Linebacker Cornelius Anthony won't mince words: He and his cohorts know they have been no great shakes.

"At times, we've shown spurts of greatness and, at times, we've shown we need improvement," he said after yesterday's practice. "I feel we beat ourselves mentally. Physically, we have all the right tools, all the right people, so if we execute the gameplan that's called, we'll be set up for success.

"Our defence is set up so teams aren't supposed to run on us and teams aren't supposed to get big plays, so we as players have to take ownership to do what is called."

Despite the hand-wringing caused by all the offensive ills -- Henry Burris' turnovers, the inconsistent passing attack, the virtually non-existent running game, the blown red-zone chances -- the defenders are far from perfect.

Think back to the loss in Montreal last week. Sure, the offence failed a couple of times to make the most of first-and-goal opportunities, but allowing Ben Cahoon's game-clinching touchdown with a couple of minutes left put the contest out of reach.

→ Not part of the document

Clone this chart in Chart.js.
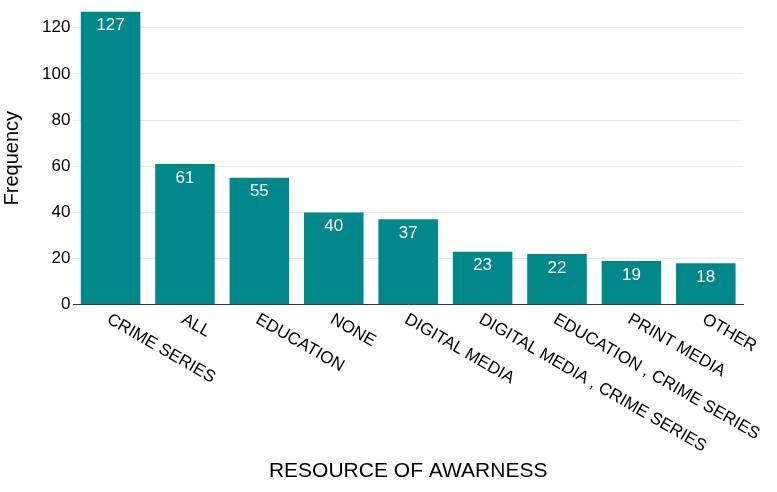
<!DOCTYPE html>
<html>
<head>
<meta charset="utf-8">
<script src="https://cdn.jsdelivr.net/npm/chart.js@4"></script>
<style>
  html, body { margin: 0; padding: 0; background: #fff; }
  #wrap { width: 777px; height: 492px; }
</style>
</head>
<body>
<div id="wrap"><canvas id="chart"></canvas></div>
<script>
// categories and counts
const categories = ['CRIME SERIES', 'ALL', 'EDUCATION', 'NONE', 'DIGITAL MEDIA',
  'DIGITAL MEDIA , CRIME SERIES', 'EDUCATION , CRIME SERIES', 'PRINT MEDIA', 'OTHER'];
const frequency = [127, 61, 55, 40, 37, 23, 22, 19, 18];
const yTicks = [0, 20, 40, 60, 80, 100, 120];

const FONT = "'Liberation Sans', Arial, sans-serif";

// values printed white just under the top of each bar
const barValues = {
  id: 'barValues',
  afterDatasetsDraw(chart) {
    const ctx = chart.ctx;
    const meta = chart.getDatasetMeta(0);
    ctx.save();
    ctx.fillStyle = '#fff';
    ctx.font = '17px ' + FONT;
    ctx.textAlign = 'center';
    ctx.textBaseline = 'middle';
    meta.data.forEach((bar, i) => {
      ctx.fillText(String(frequency[i]), bar.x, bar.y + 14);
    });
    ctx.restore();
  }
};

// slanted category labels, going down to the right from each tick
const slantLabels = {
  id: 'slantLabels',
  afterDraw(chart) {
    const ctx = chart.ctx;
    const xs = chart.scales.x;
    const y0 = chart.chartArea.bottom + 6;
    ctx.save();
    ctx.fillStyle = '#000';
    ctx.font = '17px ' + FONT;
    ctx.textAlign = 'left';
    ctx.textBaseline = 'top';
    categories.forEach((lab, i) => {
      const x = xs.getPixelForValue(i);
      ctx.save();
      ctx.translate(x + 2, y0);
      ctx.rotate(30 * Math.PI / 180);
      ctx.fillText(lab, 0, 0);
      ctx.restore();
    });
    ctx.restore();
  }
};

new Chart(document.getElementById('chart'), {
  type: 'bar',
  data: {
    labels: categories,
    datasets: [{
      label: 'Frequency',
      data: frequency,
      backgroundColor: '#00878a',
      borderWidth: 0,
      barPercentage: 1,
      categoryPercentage: 0.8
    }]
  },
  options: {
    responsive: true,
    maintainAspectRatio: false,
    animation: false,
    layout: { padding: { top: 10, right: 34, left: 0, bottom: 0 } },
    plugins: {
      legend: { display: false },
      tooltip: { enabled: false }
    },
    scales: {
      x: {
        grid: { display: false },
        border: { display: true, color: '#333', width: 1 },
        ticks: { display: false },
        title: {
          display: true,
          text: 'RESOURCE OF AWARNESS',
          color: '#000',
          font: { family: FONT, size: 21 },
          padding: { top: 146, bottom: 8 }
        }
      },
      y: {
        min: 0,
        max: 127,
        afterBuildTicks(scale) {
          scale.ticks = yTicks.map(v => ({ value: v }));
        },
        grid: { color: '#e8e8e8', drawTicks: false },
        border: { display: false },
        ticks: {
          color: '#000',
          padding: 3,
          font: { family: FONT, size: 17, lineHeight: 1 }
        },
        title: {
          display: true,
          text: 'Frequency',
          color: '#000',
          font: { family: FONT, size: 20 },
          padding: { top: 0, bottom: 15 }
        }
      }
    }
  },
  plugins: [barValues, slantLabels]
});
</script>
</body>
</html>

Even the debacle last time the Lions came to town -- when Burris was like a baker handing out four turnovers -- three second-half Lions touchdowns were nearly just as critical.

"I feel if we're up 3-0, we should win the game 3-0, or how many more points we score offensively or defensively," Anthony said. "I feel any great defence, any dominant defence, once they get up, the game should be won.

"To lose a lead, I take it personally."

Turning around how they feel about themselves is only one part of the Stamps' motivation.

The 32-27 loss at McMahon in late July still rankles everybody among the Red and White.

That was a wasted opportunity in what's been a season filled with ups and downs, and still bothers veteran linebacker Brian Clark.

"It should be motivation for the guys here," Clark stated. "We see Buck (Pierce) limping off after halftime and we all start licking our chops because we're getting the third-string quarterback, and he comes in and just torches us. I hope guys are angry. I know I am."

Besides, there are no excuses for a sub-par effort from the Stampeders.

Being sub-.500 is one thing. Sitting a couple of games below the break-even point heading into the Labour Day Classic against the Edmonton Eskimos could verge on being a disaster.

And seeing as the club will follow the Lions match with a bye week -- which will include a slew of days off -- there are no excuses to not expend every ounce of energy.

"It should be on everybody's mind to let it all hang out," Clark said. "We have two weeks to recover and get rested."

Besides, a win would make the time off more enjoyable.

"I'll tell you what, if we lose there'll be some big changes around here," Clark added. "That's guaranteed."